Solved – Why is optimal learning rate obtained from analyzing gradient descent algorithm rarely (never) used in practice

gradient descentmachine learning

Why is optimal learning rate obtained from analyzing gradient descent algorithm rarely (never) used in practice?

Gradient descent procedure is to iteratively do $a(k+1) = a(k) – \eta(k)\nabla J(a(k))$. Expanding $J(a(k+1))$ using $2^{nd}$ order Taylor expansion and taking the derivative with respect to $\eta$, one obtain the optimal learning rate of $$\eta^{opt} = \frac{||\nabla J||^2}{\nabla J^T H \nabla J}$$ where $H$ is the second order derivative of the cost function.

However, I have not seen this being used in any learning algorithm that employs gradient descent like SVM or perceptron. Is there any reason for that? Or is it implicitly employed in a way that I am not aware of. If so, can anyone illustrate the math involved?

Best Answer

It's not used because it's counter productive.

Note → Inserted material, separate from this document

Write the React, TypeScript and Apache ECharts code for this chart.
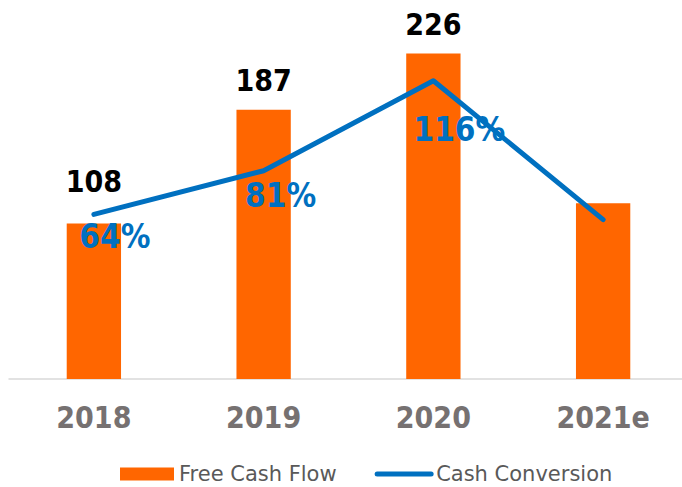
import React, { useEffect, useRef } from "react";
import * as echarts from "echarts";

const categories = ["2018", "2019", "2020", "2021e"];
const freeCashFlow = [108, 187, 226, 122];
const cashConversion = [0.64, 0.81, 1.16, 0.62];
const showBarLabel = [true, true, true, false];
const showLineLabel = [true, true, true, false];

const BOLD = "'DejaVu Sans Condensed', 'DejaVu Sans', sans-serif";
const REG = "'DejaVu Sans', sans-serif";

export default function App() {
  const ref = useRef<HTMLDivElement>(null);
  useEffect(() => {
    if (!ref.current) return;
    const chart = echarts.init(ref.current, undefined, { renderer: "svg" });
    const barLabelOffsets = [[0, -13], [0, 0], [0, 0], [0, 0]];
    const lineLabelOffsets = [[21, 0], [17, 3], [26, 27], [0, 0]];
    chart.setOption({
      animation: false,
      grid: { left: 9, width: 679, top: 19, bottom: 108, containLabel: false },
      legend: {
        top: 463,
        left: 120,
        padding: 0,
        itemWidth: 54,
        itemHeight: 13,
        itemGap: 38,
        textStyle: { fontFamily: REG, fontSize: 21, lineHeight: 22, color: "#595959" },
        data: [
          { name: "Free Cash Flow", icon: "rect" },
          {
            name: "Cash Conversion",
            itemStyle: { opacity: 0 },
            lineStyle: { width: 5, color: "#0070C0", cap: "round" },
          },
        ],
      },
      xAxis: {
        type: "category",
        data: categories,
        axisLine: { lineStyle: { color: "#d9d9d9", width: 1.5 } },
        axisTick: { show: false },
        axisLabel: {
          margin: 23,
          fontFamily: BOLD,
          fontWeight: "bold",
          fontSize: 30,
          color: "#767171",
        },
      },
      yAxis: [
        { type: "value", min: 0, max: 250, show: false, splitLine: { show: false } },
        { type: "value", min: 0, max: 1.4, show: false, splitLine: { show: false } },
      ],
      series: [
        {
          name: "Free Cash Flow",
          type: "bar",
          yAxisIndex: 0,
          barWidth: "32%",
          itemStyle: { color: "#FF6600" },
          data: freeCashFlow.map((v, i) => ({
            value: v,
            label: {
              show: showBarLabel[i],
              position: "top",
              distance: 14,
              offset: barLabelOffsets[i],
              fontFamily: BOLD,
              fontWeight: "bold",
              fontSize: 30,
              color: "#000000",
            },
          })),
        },
        {
          name: "Cash Conversion",
          type: "line",
          yAxisIndex: 1,
          symbol: "circle",
          symbolSize: 1,
          showSymbol: true,
          z: 3,
          lineStyle: { color: "#0070C0", width: 5, cap: "round", join: "round" },
          itemStyle: { color: "#0070C0" },
          data: cashConversion.map((v, i) => ({
            value: v,
            label: {
              show: showLineLabel[i],
              position: "bottom",
              distance: 5,
              offset: lineLabelOffsets[i],
              formatter: (p: any) => Math.round(p.value * 100) + "%",
              fontFamily: BOLD,
              fontWeight: "bold",
              fontSize: 33,
              color: "#0070C0",
            },
          })),
        },
      ],
    });
    return () => chart.dispose();
  }, []);
  return (
    <div style={{ width: 682, height: 487, position: "absolute", left: 0, top: 0, overflow: "hidden" }}>
      <div ref={ref} style={{ width: 700, height: 487, position: "absolute", left: 0, top: 0 }} />
    </div>
  );
}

Just about the only justification for using gradient descent (and it's really not a good justification at all, as you will see if you read through some of the posts on the topic on this site) is that one avoids needing to calculate the Hessian, as this can be very expensive for high dimensional problems. So once you've calculated the Hessian, you've taken away gradient descent's strength: not needing to calculate the Hessian.

If you have calculated the Hessian, you're better of using something like Newton's Method.